Good News: In the general election matchups, Sparks polls closer to each Republican than Davis does.
Bad News: Still a lot of ground to make up to secure the nomination.
Good News: What’s not good? He leads in polling for the GOP nomination, and he leads in head-to-head matchups with both Davis and Sparks.
Bad News: James and Bentley are still so undefined that it is hard to consider Byrne’s support solid.
Good News: Moore has done almost no campaigning, he has skipped forums, he hasn’t been on TV, and with that, he’s still polling at 23%, just a few points behind front-runner Byrne who is at 27%.
Bad News: He’s got tremendous name ID and most people have likely made up their mind about him. How will he grow support? Bentley or James could nudge him out of run-off.
Good News: Dark horse has grown his numbers.
Bad News: Still a long climb to make it into a run-off and has to hold off James too.
Good News: Definitely room to grow with Moore voters if he can convince them that he is the electable option.
Bad News: His biggest primary competitor for social conservatives is Moore, and Moore has a sturdy lead despite virtually no effort on his part.
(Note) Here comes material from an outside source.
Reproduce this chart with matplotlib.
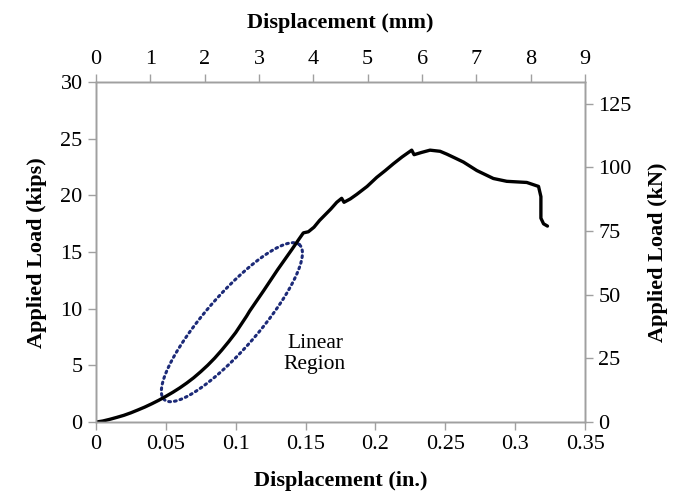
import numpy as np
import matplotlib
matplotlib.use("Agg")
import matplotlib.pyplot as plt

# Data
disp_in = [0, 0.005, 0.01, 0.015, 0.02, 0.025, 0.03, 0.035, 0.04, 0.045, 0.05, 0.055,
           0.06, 0.065, 0.07, 0.075, 0.08, 0.085, 0.09, 0.095, 0.10, 0.1078,
           0.11, 0.12, 0.13, 0.14, 0.145, 0.1484, 0.152, 0.156, 0.160, 0.168,
           0.1723, 0.1758, 0.1775, 0.182, 0.1866, 0.194, 0.2009, 0.207, 0.2128, 0.219,
           0.2259, 0.2276, 0.233, 0.239, 0.2462, 0.251, 0.257, 0.2629, 0.2725, 0.2843,
           0.2939, 0.3082, 0.3166, 0.3183, 0.3183, 0.3202, 0.323]
load_kips = [0, 0.1, 0.25, 0.42, 0.6, 0.82, 1.07, 1.33, 1.62, 1.93, 2.27, 2.63,
             3.02, 3.45, 3.92, 4.45, 5.02, 5.65, 6.35, 7.1, 7.9, 9.35,
             9.8, 11.6, 13.45, 15.2, 16.1, 16.7, 16.8, 17.2, 17.8, 18.8,
             19.4, 19.75, 19.4, 19.7, 20.1, 20.8, 21.6, 22.2, 22.8, 23.4,
             24.0, 23.6, 23.8, 24.0, 23.9, 23.65, 23.3, 22.95, 22.2, 21.5,
             21.25, 21.15, 20.8, 19.9, 18.0, 17.5, 17.3]

x_ticks_in = [0, 0.05, 0.1, 0.15, 0.2, 0.25, 0.3, 0.35]
x_tick_labels_in = ['0', '0.05', '0.1', '0.15', '0.2', '0.25', '0.3', '0.35']
y_ticks_kips = [0, 5, 10, 15, 20, 25, 30]
x_ticks_mm = [0, 1, 2, 3, 4, 5, 6, 7, 8, 9]
y_ticks_kn = [0, 25, 50, 75, 100, 125]
KIP_TO_KN = 4.448

# Ellipse annotation (data units)
ell_center = (0.0973, 8.82)
ell_major = (0.0483, 6.84)
ell_minor = (-0.0146, 1.56)

plt.rcParams['font.family'] = ['Liberation Serif', 'DejaVu Serif']
gray = '#a0a0a0'

fig = plt.figure(figsize=(6.75, 4.92), dpi=100)
ax = fig.add_axes([0.142, 0.142, 0.725, 0.691])

ax.plot(disp_in, load_kips, color='black', lw=2.4, solid_joinstyle='round',
        solid_capstyle='round', zorder=3)

t = np.linspace(0, 2 * np.pi, 300)
ex = ell_center[0] + ell_major[0] * np.cos(t) + ell_minor[0] * np.sin(t)
ey = ell_center[1] + ell_major[1] * np.cos(t) + ell_minor[1] * np.sin(t)
ax.plot(ex, ey, color='#1c2a78', lw=2.2, linestyle=(0, (0.6, 1.3)),
        dash_capstyle='round', zorder=2)

ax.text(0.1567, 6.0, 'Linear\nRegion', ha='center', va='center', fontsize=15.5,
        linespacing=1.1)

ax.set_xlim(0, 0.35)
ax.set_ylim(0, 30)
ax.set_xticks(x_ticks_in)
ax.set_xticklabels(x_tick_labels_in)
ax.set_yticks(y_ticks_kips)
ax.set_xlabel('Displacement (in.)', fontsize=16, fontweight='bold', labelpad=12)
ax.set_ylabel('Applied Load (kips)', fontsize=16, fontweight='bold', labelpad=10)

axt = ax.twiny()
axt.set_xlim(0, 9)
axt.set_xticks(x_ticks_mm)
axt.set_xlabel('Displacement (mm)', fontsize=16, fontweight='bold', labelpad=16)

axr = ax.twinx()
axr.set_ylim(0, 30 * KIP_TO_KN)
axr.set_yticks(y_ticks_kn)
axr.set_ylabel('Applied Load (kN)', fontsize=16, fontweight='bold', labelpad=12)

for a in (ax, axt, axr):
    for s in a.spines.values():
        s.set_color(gray)
        s.set_linewidth(1.0)
    a.tick_params(colors=gray, labelcolor='black', labelsize=16, length=6, width=1.0,
                  direction='out')

fig.savefig('out.png', dpi=100)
Good News: Well… Kay Ivey is out of the race, and her supporters will go somewhere.
Bad News: No indication from his numbers that his campaign is connecting with anyone.
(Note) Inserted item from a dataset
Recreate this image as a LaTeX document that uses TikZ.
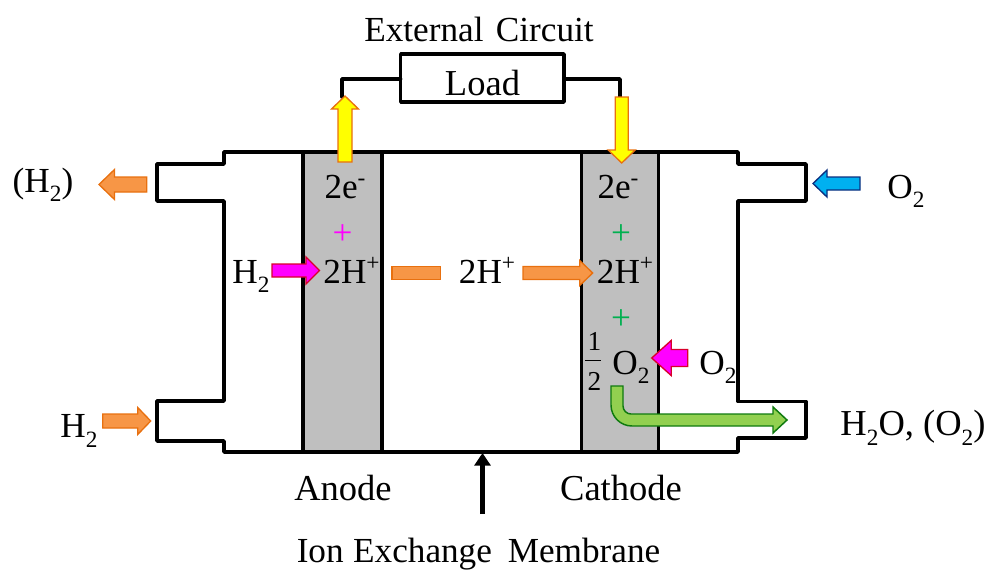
\documentclass[tikz,border=0pt]{standalone}
\usepackage{fontspec}
\usetikzlibrary{arrows.meta}
\setmainfont{Liberation Serif}
\newcommand{\dnsub}[1]{\raisebox{-0.27em}{\fontsize{17.5pt}{18pt}\selectfont #1}}
\newcommand{\upsup}[1]{\raisebox{0.36em}{\fontsize{17.5pt}{18pt}\selectfont #1}}
% name, base x, base y, angle, length, head length, shaft half, head half, style
\newcommand{\blockarrow}[9]{%
  \begin{scope}[shift={(#2,#3)},rotate=#4]
    \draw[#9] (0,-#7) -- ({#5-#6},-#7) -- ({#5-#6},-#8) -- (#5,0) -- ({#5-#6},#8) -- ({#5-#6},#7) -- (0,#7) -- cycle;
    \coordinate (#1) at (#5,0);
    \coordinate (#1b) at (0,0);
  \end{scope}}
\definecolor{elgray}{HTML}{BFBFBF}
\definecolor{orangef}{HTML}{F79646}
\definecolor{orangeb}{HTML}{E8700F}
\definecolor{magb}{HTML}{D8002A}
\definecolor{magf}{HTML}{FF00FF}
\definecolor{yelf}{HTML}{FFFF00}
\definecolor{blueb}{HTML}{0B2F80}
\definecolor{bluef}{HTML}{00B0F0}
\definecolor{greenb}{HTML}{0F7A0F}
\definecolor{greenf}{HTML}{92D050}
\definecolor{plusg}{HTML}{00B050}
\tikzset{
  wall/.style={line width=2.6pt,line join=round,line cap=round},
  electrode/.style={wall,draw=black,fill=elgray,minimum width=59.25pt,minimum height=225pt,inner sep=0pt,outer sep=0pt,anchor=north west},
  txt/.style={font=\fontsize{26.4pt}{30pt}\selectfont,anchor=base,inner sep=0pt},
  bigtxt/.style={txt,font=\fontsize{27.4pt}{30pt}\selectfont},
  orangea/.style={draw=orangeb,fill=orangef,line width=1pt,line join=miter},
  yellowa/.style={draw=orangeb,fill=yelf,line width=1pt,line join=miter},
  magentaa/.style={draw=magb,fill=magf,line width=1pt,line join=miter},
  bluea/.style={draw=blueb,fill=bluef,line width=1pt,line join=miter},
  greena/.style={draw=greenb,fill=greenf,line width=1.1pt,line join=miter}
}
\begin{document}
\begin{tikzpicture}[x=0.75pt,y=-0.75pt]
\useasboundingbox (0,0) rectangle (992,572);
% electrodes
\node[electrode] (anode) at (303,152) {};
\node[electrode,minimum width=57.5pt] (cathode) at (581.7,152) {};
% outline
\draw[wall] (224,152) -- (738,152) -- (738,164) -- (806,164) -- (806,201) -- (738,201)
  -- (738,401.5) -- (806,401.5) -- (806,438) -- (738,438) -- (738,452) -- (224,452)
  -- (224,441) -- (157,441) -- (157,401) -- (224,401) -- (224,201) -- (157,201)
  -- (157,164) -- (224,164) -- cycle;
% load
\node[wall,draw=black,fill=white,minimum width=122.5pt,minimum height=36pt,inner sep=0pt,outer sep=0pt] (load) at (482.3,78) {};
\node[bigtxt] (loadt) at (482.5,95) {Load};
% arrows
\draw[wall] (load.west |- 0,79) -| (342,97);
\draw[wall] (load.east |- 0,79) -| (620,97);
\blockarrow{up}{345}{162}{90}{66}{13}{7}{13.5}{yellowa}
\blockarrow{down}{621.7}{97}{270}{66}{13}{6.5}{13.5}{yellowa}
\blockarrow{hin}{272}{270.5}{0}{47.5}{13.5}{6.5}{13.5}{magentaa}
\blockarrow{oin}{687.7}{358}{180}{36}{19.5}{8.5}{17.5}{magentaa}
\blockarrow{hout}{146.7}{184.5}{180}{47.7}{15.5}{7.5}{15}{orangea}
\blockarrow{hlow}{102.7}{421}{0}{48}{13}{7}{13.5}{orangea}
\blockarrow{prot}{523}{273}{0}{69.7}{13}{6.5}{12.5}{orangea}
\blockarrow{oblue}{860}{183.5}{180}{47}{14}{6.5}{13.5}{bluea}
\node[draw=orangeb,fill=orangef,line width=1pt,inner sep=0pt,minimum width=36.5pt,minimum height=9.8pt] (prot0) at (416.2,273.2) {};
\draw[greena] (611,386) -- (623,386) -- (623,406) arc[start angle=180,end angle=90,radius=8] -- (773,414) -- (773,407) -- (787,420) -- (773,433) -- (773,426) -- (632,426) arc[start angle=90,end angle=180,radius=21] -- cycle;
% membrane pointer
\coordinate (mtail) at (482.5,514);
\coordinate (mhead) at (482.5,453);
\draw[line width=4pt,-{Triangle[length=9.5pt,width=12pt]}] (mtail) -- (mhead);
% texts
\node[txt] (ext) at (479,41) {External\hspace{0.1em} Circuit};
\node[txt] (ea) at (345,198) {2e\upsup{-}};
\node[txt] (ec) at (618,198) {2e\upsup{-}};
\node[txt,magf] (pa) at (342.5,244) {+};
\node[txt,plusg] (pc1) at (621,244) {+};
\node[txt,plusg] (pc2) at (621,329) {+};
\node[txt] (ha) at (351.5,283) {2H\upsup{+}};
\node[txt] (hm) at (487,283) {2H\upsup{+}};
\node[txt] (hc) at (625,283) {2H\upsup{+}};
\node[txt] (hl) at (251,283) {H\dnsub{2}};
\node[txt] (ho) at (43,192) {(H\dnsub{2})};
\node[txt] (hb) at (79,437.5) {H\dnsub{2}};
\node[txt] (ob) at (906,198) {O\dnsub{2}};
\node[txt] (om) at (718,374) {O\dnsub{2}};
\node[txt] (oc) at (631,374) {O\dnsub{2}};
\node[txt,font=\fontsize{20.5pt}{24pt}\selectfont] (half1) at (594.5,350) {1};
\node[txt,font=\fontsize{20.5pt}{24pt}\selectfont] (half2) at (594.5,390) {2};
\draw[line width=1pt] (585,360.7) -- (601,360.7);
\node[bigtxt] (wat) at (913,435.5) {H\dnsub{2}O, (O\dnsub{2})};
\node[bigtxt] (an) at (343,500) {Anode};
\node[bigtxt] (ca) at (621,500) {Cathode};
\node[txt] (ion) at (478.5,562) {Ion\hspace{0.02em} Exchange\hspace{0.2em} Membrane};
\end{tikzpicture}
\end{document}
I enjoy being able to turn to people who think about matters like these professionally. From one, I received this.
Considering the Democrats’ primary…
On the surface these numbers are troubling for Davis. They show he’s not running away with the race and the healthcare vote and ensuing coverage did at least some temporary damage.
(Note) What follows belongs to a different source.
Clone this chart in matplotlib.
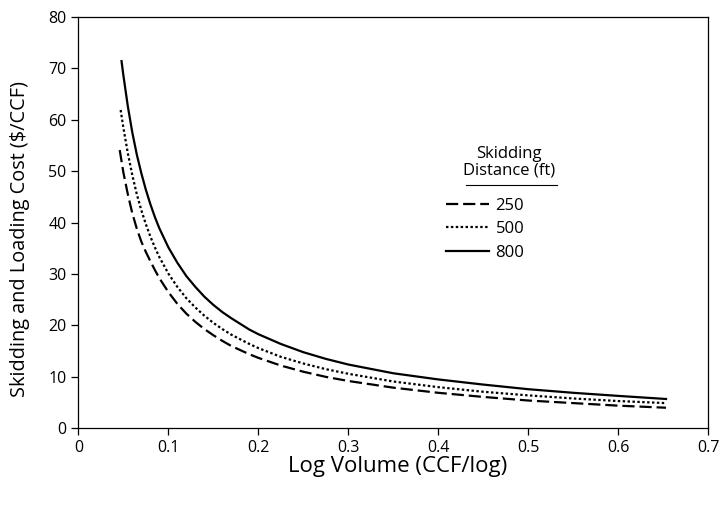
import matplotlib
matplotlib.use('Agg')
import matplotlib.pyplot as plt
from matplotlib.lines import Line2D

# === Data ===
vol_800 = [0.048, 0.05, 0.055, 0.06, 0.065, 0.07, 0.075, 0.08, 0.085, 0.09, 0.10,
           0.11, 0.12, 0.13, 0.14, 0.15, 0.16, 0.17, 0.18, 0.19, 0.20, 0.225,
           0.25, 0.275, 0.30, 0.35, 0.40, 0.45, 0.50, 0.55, 0.60, 0.653]
cost_800 = [71.4, 68.7, 62.6, 57.5, 53.2, 49.6, 46.4, 43.6, 41.1, 38.9, 35.2,
            32.2, 29.6, 27.5, 25.6, 24.0, 22.6, 21.4, 20.3, 19.2, 18.3, 16.4,
            14.8, 13.5, 12.4, 10.7, 9.5, 8.5, 7.6, 6.9, 6.3, 5.7]

vol_500 = [0.047, 0.05, 0.055, 0.06, 0.065, 0.07, 0.075, 0.08, 0.085, 0.09, 0.10,
           0.11, 0.12, 0.13, 0.14, 0.15, 0.16, 0.17, 0.18, 0.19, 0.20, 0.225,
           0.25, 0.275, 0.30, 0.35, 0.40, 0.45, 0.50, 0.55, 0.60, 0.653]
cost_500 = [61.9, 58.5, 53.5, 49.2, 45.5, 42.4, 39.7, 37.3, 35.2, 33.3, 30.1,
            27.5, 25.3, 23.5, 21.9, 20.5, 19.3, 18.2, 17.3, 16.4, 15.6, 13.9,
            12.6, 11.5, 10.6, 9.1, 8.0, 7.1, 6.4, 5.8, 5.3, 4.9]

vol_250 = [0.046, 0.05, 0.055, 0.06, 0.065, 0.07, 0.075, 0.08, 0.085, 0.09, 0.10,
           0.11, 0.12, 0.13, 0.14, 0.15, 0.16, 0.17, 0.18, 0.19, 0.20, 0.225,
           0.25, 0.275, 0.30, 0.35, 0.40, 0.45, 0.50, 0.55, 0.60, 0.653]
cost_250 = [54.1, 49.8, 45.5, 41.8, 38.8, 36.3, 34.3, 32.5, 30.8, 29.2, 26.5,
            24.2, 22.3, 20.7, 19.3, 18.1, 17.0, 16.0, 15.2, 14.4, 13.7, 12.2,
            11.0, 10.0, 9.2, 7.9, 6.9, 6.1, 5.4, 4.9, 4.4, 4.0]

series_labels = ['250', '500', '800']
x_ticks = [0, 0.1, 0.2, 0.3, 0.4, 0.5, 0.6, 0.7]
y_ticks = [0, 10, 20, 30, 40, 50, 60, 70, 80]

plt.rcParams.update({
    'font.family': ['Open Sans', 'DejaVu Sans'],
    'font.size': 11.5,
    'axes.linewidth': 0.9,
    'xtick.major.width': 0.9,
    'ytick.major.width': 0.9,
})

fig = plt.figure(figsize=(7.2, 5.08), dpi=100, facecolor='white')
ax = fig.add_axes([0.1088, 0.1569, 0.875, 0.8098])

LW = 1.6
l250, = ax.plot(vol_250, cost_250, color='black', lw=LW, linestyle=(0, (5.5, 2.2)),
                label=series_labels[0])
l500, = ax.plot(vol_500, cost_500, color='black', lw=LW, linestyle=(0, (1.1, 1.1)),
                label=series_labels[1])
l800, = ax.plot(vol_800, cost_800, color='black', lw=LW, linestyle='-',
                label=series_labels[2])

ax.set_xlim(0, 0.7)
ax.set_ylim(0, 80)
ax.set_xticks(x_ticks)
ax.set_xticklabels(['0' if t == 0 else f'{t:g}' for t in x_ticks])
ax.set_yticks(y_ticks)
ax.tick_params(direction='out', length=5, top=False, right=False,
               labelsize=11.5, colors='black')

ax.set_xlabel('Log Volume (CCF/log)', fontsize=16)
ax.xaxis.set_label_coords(0.507, -0.068)
ax.set_ylabel('Skidding and Loading Cost ($/CCF)', fontsize=14.3)
ax.yaxis.set_label_coords(-0.076, 0.46)

# Legend (title drawn separately so it can sit right of centre, as in the original)
ax.legend(handles=[l250, l500, l800], loc='upper left',
          bbox_to_anchor=(0.575, 0.573), frameon=False, fontsize=12,
          handlelength=2.6, handletextpad=0.4, labelspacing=0.45,
          borderpad=0.3, borderaxespad=0)
ax.text(0.684, 0.647, 'Skidding\nDistance (ft)', transform=ax.transAxes,
        ha='center', va='center', fontsize=12, linespacing=1.05)
ax.add_line(Line2D([0.615, 0.760], [0.591, 0.591], transform=ax.transAxes,
                   color='black', lw=0.8))

fig.savefig('out.png', dpi=100, facecolor='white')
But even at this possible low ebb, Davis is still roughly breaking even with whites (29% Davis / 33% Sparks) and leading black voters 2:1 (48% Davis / 23% Sparks). If this is reflective of what happens in the primary, then Davis will win with room to spare.
Davis’ calculation has always been that it takes some short-term heartburn among the base to remain viable in the general election. And he is certainly getting some blowback from the base. The silver lining is that he has eight weeks for the Democratic primary electorate to settle down and focus on other issues, and since healthcare ultimately passed it’s easier to imagine primary voters getting over his apostasy than if it had failed.
And while Davis has seen some erosion in his vote, Sparks is still in the mid 20s – which is where polls have had him for months. Davis’ erosion has not yet become Sparks’ gain. Sparks certainly could benefit, but those voters could also slide back into the Davis column once the healthcare vote falls off the radar. Given Davis’ expected financial advantage, Sparks still needs some breaks to keep the fundamental advantages Davis has enjoyed over the past months from reasserting themselves.
On the Republican side…
Definitely good news for Bradley Byrne. It’s not a surprise that Moore is in the top tier of candidates, but James and Bentley are making efforts to break into that top tier. James and (presumably) Bentley – plus Byrne – are still unknown to a majority of the primary electorate so there is still room for them to grow their support.
Moore’s numbers are a disappointment. The conventional wisdom (that Moore’s campaign embraced) was that Moore started the race with a big lead, and his name-ID and loyalty with the GOP base virtually guaranteed him enough of the primary vote to get into a runoff. The PPP poll showed that Moore’s current support is only in the low 20s – and that’s with the other candidates still being unknown to a big chunk of the primary electorate. I’d assume that as Bentley, James, Byrne continue to gain name-ID that Moore’s vote will continue to soften.
If these numbers are to be believed, Byrne’s big lead over everyone but Moore and the ability to expand his vote among the 60% who don’t know him put him on the inside track to make a runoff. James and Bentley have to hope for continued erosion in Moore’s support to open the door for them, or they have to pro-actively take votes away from Byrne and Moore through negative ads.